I know people don’t mean harm in these statements–there was even a compliment at the end of that one!–but, there is this mistaken notion that my identity has changed as a result of having fallen in love with Guo Jian and that notion needs to be called into question. I am here to state for the record that my queer identity has not been erased. Quite the opposite, in fact; it’s been reinforced by my love for him.

First of all, as a queer person, my identity has always included the possibility of attraction for men. The thing that made my identity more easily misinterpreted as a lesbian identity, however, was the fact that all of my previous partners have been women, with the exception of my high school boyfriend. I really did love that high school boyfriend, though, but I wasn’t at the stage where I knew myself well enough  and so I ended that relationship when I was nearly 18 to explore my sexuality more fully—to explore women.

Now, even though I had only female partners after that, I had several crushes on guys and, while in my open relationship with my most recent ex-partner, I had the opportunity to have what I joked were more like “Exploratory Experiments with Male Gentalia”!  I had a few casual male lovers throughout that time but felt sure that while my sexuality included occasional attraction to men, my queer identity was mostly an 80/20 one, where 80% of my focus and attraction was geared towards women.

I still feel that way.

The difference is that I once believed that it would be next to impossible to find a man with whom I could share my heart. Nor was I ever looking. I just know women and feel what it’s like to be with them and didn’t even conceive of being able to find a man who I could open my heart to in that same way.

Though I did find that man in Guo Jian, I know in my heart that I am and always will be queer, through and through, with or without him. While this partnership doesn’t include an identity mirror via a female queer lover, I’ve learned that I don’t have to be reflected back in my partner’s identity to know what my identity looks like.

Besides, while I have made a distinct choice to make this partnership my one and only now, I’m still human and so I still crave what I know and am drawn to. That means that I crave female intimacy and seek it out, even though I’ve now tempered that intimacy to the platonic realm. Of course the intimacy that Guo Jian offers just isn’t the same, and that’s to be expected. He’s a guy!

I am still attracted to other people too, at about the same ratio of eight women to every two men! Women turn my head regularly.  >>Wow, did you see her?
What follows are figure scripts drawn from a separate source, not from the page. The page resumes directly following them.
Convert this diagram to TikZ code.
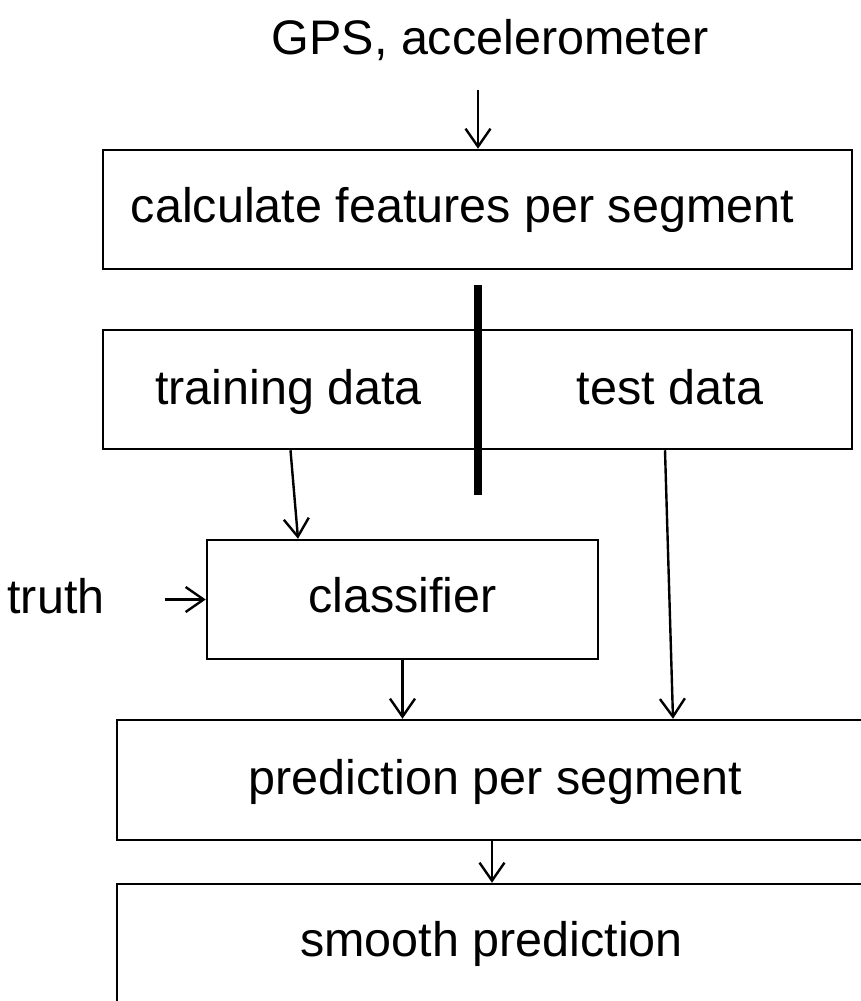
\documentclass[tikz,border=0pt]{standalone}
\usepackage{fontspec}
\setmainfont{Liberation Sans}
\usetikzlibrary{arrows.meta,calc}
\begin{document}
\begin{tikzpicture}[x=1pt,y=-1pt,
  txt/.style={inner sep=0pt, font=\fontsize{48.5}{58}\selectfont, text height=35pt, text depth=10pt},
  box/.style={draw, line width=2.5pt, inner sep=0pt, minimum height=119pt},
  arr/.style={line width=2.4pt, -{Straight Barb[length=18pt,width=25pt,line width=2.4pt]}},
  bar/.style={line width=8pt}]
\clip (0,0) rectangle (861,1001);
\fill[white] (0,0) rectangle (861,1001);
% labels
\node[txt] (gps) at (490,42) {GPS, accelerometer};
\node[txt] (truth) at (56,601) {truth};
% boxes
\node[box, minimum width=749pt, label={[txt, xshift=-15pt]center:calculate features per segment}] (feat) at (477.5,209.5) {};
\node[box, minimum width=375pt, label={[txt, xshift=-2pt, yshift=-2pt]center:training data}] (train) at (290.5,389.5) {};
\node[box, minimum width=374pt, label={[txt, xshift=5pt, yshift=-2pt]center:test data}] (test) at (665,389.5) {};
\node[box, minimum width=391pt, label={[txt]center:classifier}] (cls) at (402.5,599.5) {};
\node[box, minimum width=763pt, minimum height=120pt, label={[txt, xshift=-3pt, yshift=-2pt]center:prediction per segment}] (pred) at (498.5,780) {};
\node[box, minimum width=763pt, minimum height=136pt, label={[txt, yshift=8pt, xshift=-7pt]center:smooth prediction}] (smooth) at (498.5,952) {};
% separator bar
\draw[bar] (478,285) -- (478,495);
% connectors
\coordinate (gpsend) at (478,90);
\draw[arr] (gpsend) -- (feat.north -| gpsend);
\draw[arr] (train.south) -- ([xshift=-104.5pt]cls.north);
\draw[arr] ([xshift=60pt]truth.east |- cls.west) -- (cls.west);
\draw[arr] (cls.south) -- (pred.north -| cls.south);
\draw[arr] (test.south) -- ([xshift=174.5pt]pred.north);
\draw[arr] ([xshift=-6.5pt]pred.south) -- ([xshift=-6.5pt]smooth.north);
\end{tikzpicture}
\end{document}
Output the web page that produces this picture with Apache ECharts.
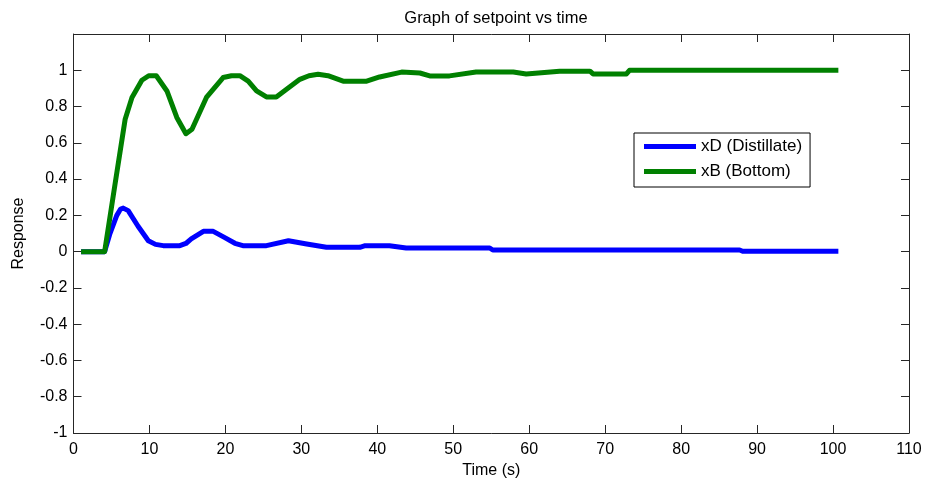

She was hot!<<  Oh sorry, I got distracted from my writing just now. Ha!  No, in all seriousness, it’s just clearly who I am.

Incidentally, I have a serious crush on this actress, Shu Qi. It’s reminiscent of my schoolgirl crush on Julia Roberts that still hasn’t quite gone away. When Guo Jian and I went to see a movie with her in it, I joked that we were going to see my “girlfriend” and he guffawed and said (knowing she’s straight), “She’d more likely be my girlfriend than yours!” I quipped back with “Not fair. I’d be too jealous!” He looked pleased with himself for a cocky moment and then I added “Of YOU, silly! Not her!”
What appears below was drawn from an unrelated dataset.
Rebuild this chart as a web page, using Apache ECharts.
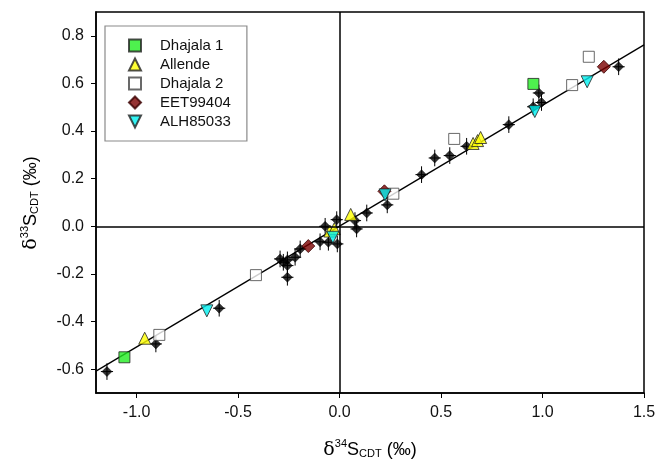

His shocked eyes took an instant to sweep up that comment into his head and then he shoved my shoulder with a “hhmph” and pretended to be mad at me with his nose in the air and shoulders back, marching a few steps ahead of me just like an adolescent teenaged girl. It was all very cute. I had to laugh at the various sexual identities and gender expressions that had just played out between us like a half-dozen errant bows and arrows that had all missed their mark. Nothing can take out this love. Least of all our differences.

So, when people suggest that my identity has somehow been erased by my partnership with a man, I find it mildly annoying at the best of times and infuriatingly ignorant when I’m failing at patience. I wrote an article about it here in HERIZONS Magazine, a feminist quarterly in Canada. I’ve mentioned this article before, but it’s worth mentioning again. Recently, I’ve received some ignorant comments on these blogs that are of the same ilk. I suppose this is just a topic that people don’t think about often enough to even consider their assumptions to be assumptions. I’ll err on the side of kindness and give everyone the benefit of the doubt that no one means any harm or insult or disrespect.

Anyway, when Guo Jian does things that I find to be incredibly straight, in the narrow sense, I remind him that he’s lucky to be partnered with someone who sees the world through her queer lens and can enlighten him. He, of course, doesn’t like when I say things like that and usually tells me to shut up (which makes me love him more), but to his credit he has acknowledged and honoured my identity throughout our relationship. He even encourages me to make more friends like me here in Beijing and accompanied me to the Queer Film Festival in 2010.

He’s a good one.

He’s him. I’m me. A queer girl and a straight boy.

The only crossing over we’re doing is with our arms over the armrest that divides our seats, holding hands in the movie theatre.